In the Bible story, the snake was physically present to Eve and even spoke aloud the temptation for her to eat of the forbidden tree. It’s hard to believe that she could not have realized that a talking snake was an evil presence, but the devil is the father of lies and it is hard for us to recognize him when he tempts us.

The evil we experience on a day to day basis is just as dangerous as the temptation in the Garden. In the same way Satan tempted Eve, he transforms himself into a modern-day serpent and slithers his way into our lives, under the guise of consumerism and fun and what we deserve.

We are perpetually bombarded by the notion that what we have is not enough and we need (and deserve) more and more and more. Have a perfectly good cell phone? But now the most recent model is available and we just have to have it! Clothes clogging your closet? But there are new styles available and we just have to have it! Do your children have more toys than they can play with? But there’s a new character in the latest movie and the children just have to have all the character stuff that’s available! Don’t have room for your car in the garage? That’s OK nobody puts their car in the garage or they would not have room for all their stuff. And if the garage is full, you can rent a place to keep your stuff.

It seems like there is this pressure in our American culture to encourage us to have more, buy more and still want more. We’re constantly in competition by trying to keep up with someone. The Christian author, Larry Burkett, once said that “We spend money we don’t have to buy things we don’t need in order to impress people who don’t care.”

That sneaky serpent of selfishness is constantly whispering in our ear, and it is so easy for us to listen to that small voice telling us “You deserve it … You earned it … You can afford the payments … Go ahead … Buy it.”

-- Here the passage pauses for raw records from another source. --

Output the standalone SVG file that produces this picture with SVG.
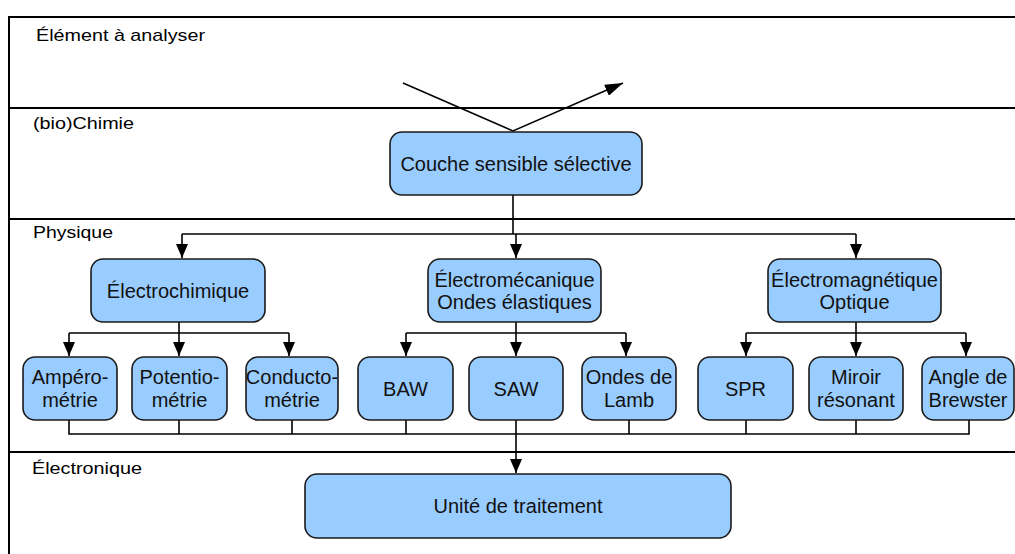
<svg xmlns="http://www.w3.org/2000/svg" width="1015" height="554" viewBox="0 0 1015 554">
<style>
.lane{stroke:#000;stroke-width:2;fill:none}
.lbl{font-family:"Liberation Sans",Arial,sans-serif;font-size:17px;fill:#000}
.box{fill:#99ccff;stroke:#1a1a1a;stroke-width:1.6}
.t{font-family:"Liberation Sans",Arial,sans-serif;font-size:20px;fill:#111;text-anchor:middle}
.c{stroke:#000;stroke-width:1.6;fill:none}
</style>
<defs>
<marker id="ah" viewBox="0 0 14 12" refX="14" refY="6" markerWidth="14" markerHeight="12" markerUnits="userSpaceOnUse" orient="auto">
<path d="M0,0 L14,6 L0,12 Z" fill="#000"/>
</marker>
<marker id="ahL" viewBox="0 0 18 12" refX="18" refY="6" markerWidth="18" markerHeight="12" markerUnits="userSpaceOnUse" orient="auto">
<path d="M0,0 L18,6 L0,12 Z" fill="#000"/>
</marker>
</defs>
<rect width="1015" height="554" fill="#fff"/>
<g id="lanes">
<path class="lane" d="M1015,17 H9 V554"/>
<path class="lane" d="M9,108 H1015"/>
<path class="lane" d="M9,219 H1015"/>
<path class="lane" d="M9,452 H1015"/>
<text class="lbl" x="36" y="41" textLength="169" lengthAdjust="spacingAndGlyphs">Élément à analyser</text>
<text class="lbl" x="33" y="129" textLength="101" lengthAdjust="spacingAndGlyphs">(bio)Chimie</text>
<text class="lbl" x="33" y="238" textLength="80" lengthAdjust="spacingAndGlyphs">Physique</text>
<text class="lbl" x="32" y="474" textLength="110" lengthAdjust="spacingAndGlyphs">Électronique</text>
</g>
<g id="connectors">
<path class="c" d="M403,83 L513,131 L623,83" marker-end="url(#ahL)"/>
<path class="c" d="M513,195 V234"/>
<path class="c" d="M182,234 H856"/>
<path class="c" d="M182,234 V258" marker-end="url(#ah)"/>
<path class="c" d="M516,234 V258" marker-end="url(#ah)"/>
<path class="c" d="M856,234 V258" marker-end="url(#ah)"/>
<path class="c" d="M179,322 V333 M69,333 H289 M406,333 H626 M746,333 H966 M516,322 V333 M856,322 V333"/>
<path class="c" d="M69,333 V356" marker-end="url(#ah)"/>
<path class="c" d="M179,333 V356" marker-end="url(#ah)"/>
<path class="c" d="M289,333 V356" marker-end="url(#ah)"/>
<path class="c" d="M406,333 V356" marker-end="url(#ah)"/>
<path class="c" d="M516,333 V356" marker-end="url(#ah)"/>
<path class="c" d="M626,333 V356" marker-end="url(#ah)"/>
<path class="c" d="M746,333 V356" marker-end="url(#ah)"/>
<path class="c" d="M856,333 V356" marker-end="url(#ah)"/>
<path class="c" d="M966,333 V356" marker-end="url(#ah)"/>
<path class="c" d="M69,420 V434 H969 V420 M179,420 V434 M292,420 V434 M406,420 V434 M629,420 V434 M746,420 V434 M856,420 V434"/>
<path class="c" d="M516,420 V473" marker-end="url(#ah)"/>
</g>
<g id="couche"><rect class="box" x="390" y="132" width="252" height="63" rx="12"/><text class="t" x="516" y="170.5">Couche sensible sélective</text></g>
<g id="electrochimique"><rect class="box" x="91" y="259" width="174" height="63" rx="12"/><text class="t" x="178" y="297.5">Électrochimique</text></g>
<g id="electromecanique"><rect class="box" x="428" y="259" width="173" height="63" rx="12"/><text class="t" x="514.5" y="287">Électromécanique</text><text class="t" x="514.5" y="309">Ondes élastiques</text></g>
<g id="electromagnetique"><rect class="box" x="768" y="259" width="173" height="63" rx="12"/><text class="t" x="854.5" y="287">Électromagnétique</text><text class="t" x="854.5" y="309">Optique</text></g>
<g id="amperometrie"><rect class="box" x="23" y="357" width="94" height="63" rx="12"/><text class="t" x="70" y="384">Ampéro-</text><text class="t" x="70" y="407">métrie</text></g>
<g id="potentiometrie"><rect class="box" x="132" y="357" width="95" height="63" rx="12"/><text class="t" x="179.5" y="384">Potentio-</text><text class="t" x="179.5" y="407">métrie</text></g>
<g id="conductometrie"><rect class="box" x="246" y="357" width="92" height="63" rx="12"/><text class="t" x="292" y="384">Conducto-</text><text class="t" x="292" y="407">métrie</text></g>
<g id="baw"><rect class="box" x="358" y="357" width="95" height="63" rx="12"/><text class="t" x="405.5" y="396">BAW</text></g>
<g id="saw"><rect class="box" x="469" y="357" width="94" height="63" rx="12"/><text class="t" x="516" y="396">SAW</text></g>
<g id="lamb"><rect class="box" x="582" y="357" width="94" height="63" rx="12"/><text class="t" x="629" y="384">Ondes de</text><text class="t" x="629" y="407">Lamb</text></g>
<g id="spr"><rect class="box" x="698" y="357" width="95" height="63" rx="12"/><text class="t" x="745.5" y="396">SPR</text></g>
<g id="miroir"><rect class="box" x="809" y="357" width="94" height="63" rx="12"/><text class="t" x="856" y="384">Miroir</text><text class="t" x="856" y="407">résonant</text></g>
<g id="brewster"><rect class="box" x="922" y="357" width="92" height="63" rx="12"/><text class="t" x="968" y="384">Angle de</text><text class="t" x="968" y="407">Brewster</text></g>
<g id="unite"><rect class="box" x="305" y="474" width="426" height="64" rx="12"/><text class="t" x="518" y="513">Unité de traitement</text></g>
</svg>
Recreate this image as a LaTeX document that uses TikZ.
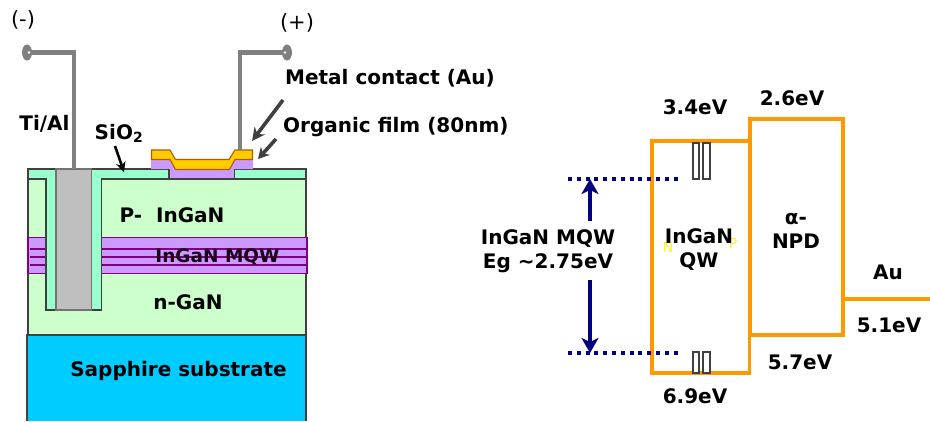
\documentclass[tikz,border=0pt]{standalone}
\usepackage{fontspec}
\setmainfont{DejaVu Sans}
\usetikzlibrary{arrows.meta}
\definecolor{mint}{HTML}{99FFCC}
\definecolor{pale}{HTML}{CCFFCC}
\definecolor{lilac}{HTML}{CC99FF}
\definecolor{sky}{HTML}{00CCFF}
\definecolor{gold}{HTML}{FFCC00}
\definecolor{goldedge}{HTML}{B45A00}
\definecolor{orng}{HTML}{FF9900}
\definecolor{navy}{HTML}{000080}
\definecolor{dk}{HTML}{404040}
\definecolor{wire}{HTML}{808080}
\definecolor{plum}{HTML}{800080}
\tikzset{x=1pt,y=-1pt,
  edge/.style={draw=dk,line width=2.2pt},
  lab/.style={font=\fontsize{20}{24}\selectfont\bfseries,text=black,inner sep=0pt,align=center},
  plain/.style={font=\fontsize{21}{25}\selectfont,text=black,inner sep=0pt},
  wireline/.style={draw=wire,line width=4.4pt},
  band/.style={draw=orng,line width=3.4pt},
  point/.style={-{Stealth[length=13pt,width=13pt]},line width=3.6pt,draw=dk},
  navyarrow/.style={-{Stealth[length=15pt,width=17pt,inset=4pt]},line width=3.6pt,draw=navy},
  level/.style={draw=navy,line width=4pt,dash pattern=on 4pt off 4.8pt},
  well/.style={draw=dk,line width=1.6pt,fill=white}
}
\begin{document}
\begin{tikzpicture}
\useasboundingbox (0,0) rectangle (930,421);
% substrate and body
\fill[sky] (27,335) rectangle (306,421);
\draw[edge] (27,421) -- (27,335) -- (306,335) -- (306,421);
\filldraw[fill=pale,edge] (28,169) rectangle (306,335);
% MQW
\filldraw[fill=lilac,draw=plum,line width=1.4pt] (28,237.5) rectangle (307,273.5);
\foreach \y in {249,257,265}{\draw[plum,line width=1.1pt] (30,\y) -- (306,\y);}
\node[lab,font=\fontsize{18.5}{22}\selectfont\bfseries,text=black!80!plum] at (217.5,257) {InGaN MQW};
% oxide
\filldraw[fill=mint,draw=dk,line width=1.8pt] (46,310) -- (46,179) -- (28,179) -- (28,169) -- (168.5,169) -- (168.5,179) -- (101.5,179) -- (101.5,310) -- cycle;
\filldraw[fill=mint,draw=dk,line width=1.8pt] (306,179) -- (234.5,179) -- (234.5,169) -- (306,169) -- cycle;
% via metal
\filldraw[fill=black!25,draw=black!55,line width=1.4pt] (56,169) rectangle (91.5,310);
% organic film
\fill[lilac] (151,160) -- (170,160) -- (175.5,169) -- (229.5,169) -- (235,160) -- (253,160) -- (253,169) -- (234.5,169) -- (234.5,179) -- (169,179) -- (169,169) -- (151,169) -- cycle;
\draw[dk,line width=1.6pt] (169,169) -- (169,179) -- (234.5,179) -- (234.5,169);
% gold
\filldraw[fill=gold,draw=goldedge,line width=1.1pt] (151.5,150) -- (170,150) -- (175.5,159.5) -- (229,159.5) -- (235,150) -- (252.5,150) -- (252.5,159.5) -- (235,159.5) -- (229.5,169.5) -- (175.5,169.5) -- (170,159.5) -- (151.5,159.5) -- cycle;
% wires
\coordinate (minus) at (27,52.5);
\coordinate (plus) at (287,52.5);
\coordinate (viatop) at (74,169);
\coordinate (goldtop) at (240,150);
\draw[wireline] (minus) -- (74,52.5) -- (viatop);
\draw[wireline] (plus) -- (240,52.5) -- (goldtop);
\fill[wire] (minus) ellipse (5pt and 8pt);
\fill[wire] (plus) ellipse (5pt and 8pt);
\fill[white] (29,52.5) circle (1.4pt);
\fill[white] (285,52.5) circle (1.4pt);
% labels left
\node[plain] (lminus) at (23,20) {(-)};
\node[plain] (lplus) at (297,23) {(+)};
\node[lab] (tial) at (44.5,124) {Ti/Al};
\node[lab] (sio) at (119,133.5) {SiO\textsubscript{2}};
\coordinate (sioend) at (124,172);
\draw[-{Stealth[length=10pt,width=10pt]},line width=2.6pt,draw=black] (115,146) -- (sioend);
\node[lab,anchor=west] (metal) at (285,78) {Metal contact (Au)};
\node[lab,anchor=west] (film) at (283,127) {Organic film (80nm)};
\coordinate (metalfrom) at (283,100);
\coordinate (metalto) at (252,141);
\coordinate (filmfrom) at (276,139);
\coordinate (filmto) at (258,159);
\draw[point] (metalfrom) -- (metalto);
\draw[point,-{Stealth[length=11pt,width=12pt]}] (filmfrom) -- (filmto);
\node[lab] (pin) at (172,215) {P-~~InGaN};
\node[lab] (ngan) at (188,302) {n-GaN};
\node[lab] (sub) at (178.5,371) {Sapphire substrate};
% band diagram
\draw[band] (652,141) rectangle (749.5,373);
\draw[band,line width=4pt] (749.5,119) rectangle (843,335);
\coordinate (auleft) at (843,299);
\coordinate (auright) at (930,299);
\draw[band] (auleft) -- (auright);
\foreach \x/\w in {693/6,703/7}{
  \draw[well] (\x,143) rectangle (\x+\w,179);
  \draw[well] (\x,352) rectangle (\x+\w,373);
}
\draw[level] (568,178.5) -- (680,178.5);
\draw[level] (568,352.5) -- (680,352.5);
\coordinate (upfrom) at (590,221);
\coordinate (upto) at (590,179);
\coordinate (downfrom) at (590,280);
\coordinate (downto) at (590,353);
\draw[navyarrow] (upfrom) -- (upto);
\draw[navyarrow] (downfrom) -- (downto);
\node[lab] (e1) at (695,107) {3.4eV};
\node[lab] (e2) at (792,98) {2.6eV};
\node[lab] (e3) at (800,362) {5.7eV};
\node[lab] (e4) at (695,396) {6.9eV};
\node[lab] (e5) at (889,325) {5.1eV};
\node[lab] (au) at (888,272) {Au};
\node[lab] (mqw) at (548,251) {InGaN MQW\\Eg \textasciitilde2.75eV};
\node[font=\fontsize{14}{16}\selectfont,text=yellow!85!white,inner sep=0pt] (n) at (668,247) {N};
\node[font=\fontsize{14}{16}\selectfont,text=yellow!85!white,inner sep=0pt] (p) at (733,243) {P};
\node[lab] (qw) at (699,250) {InGaN\\QW};
\node[lab] (npd) at (796,231) {α-\\NPD};
\end{tikzpicture}
\end{document}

We listen to the serpent when we:

  • Fall into the trap of overspending on our credit cards because there was something we just could not pass up and we fail to consider the additional money we’ll waste in interest payments.
  • Convince ourselves that 6 years of payments for the new car is worthwhile and those monthly payments are manageable, without thinking through the amount of depreciation that will occur as soon as we drive the car off the lot.
  • Hide purchases from our spouse so we don’t have to listen to them complain about our overspending and we forget they are looking out for the financial health of the family.
  • Give our donations grudgingly or not at all and forget everything – absolutely everything – we have is a gift from a gracious and loving God.
  • Convince ourselves we are saving money when we buy something on sale, and ignore the fact that our savings account did not actually increase by the amount of money we supposedly “saved.”

We listen to that devil when we fall prey to the temptation to want more than we have without being grateful to God for all the things he gave us that we have not even asked for. We may not be possessed by the devil, but we can certainly be obsessed by his influence.

So although Geraldine Jones is a very funny character, her message is clear – the devil can make you do things you may not want to do deep down inside, but only if you let him.

Instead of Geraldine’s line, “The Devil made me do it,” use a better line, “The angel told me not to do it.”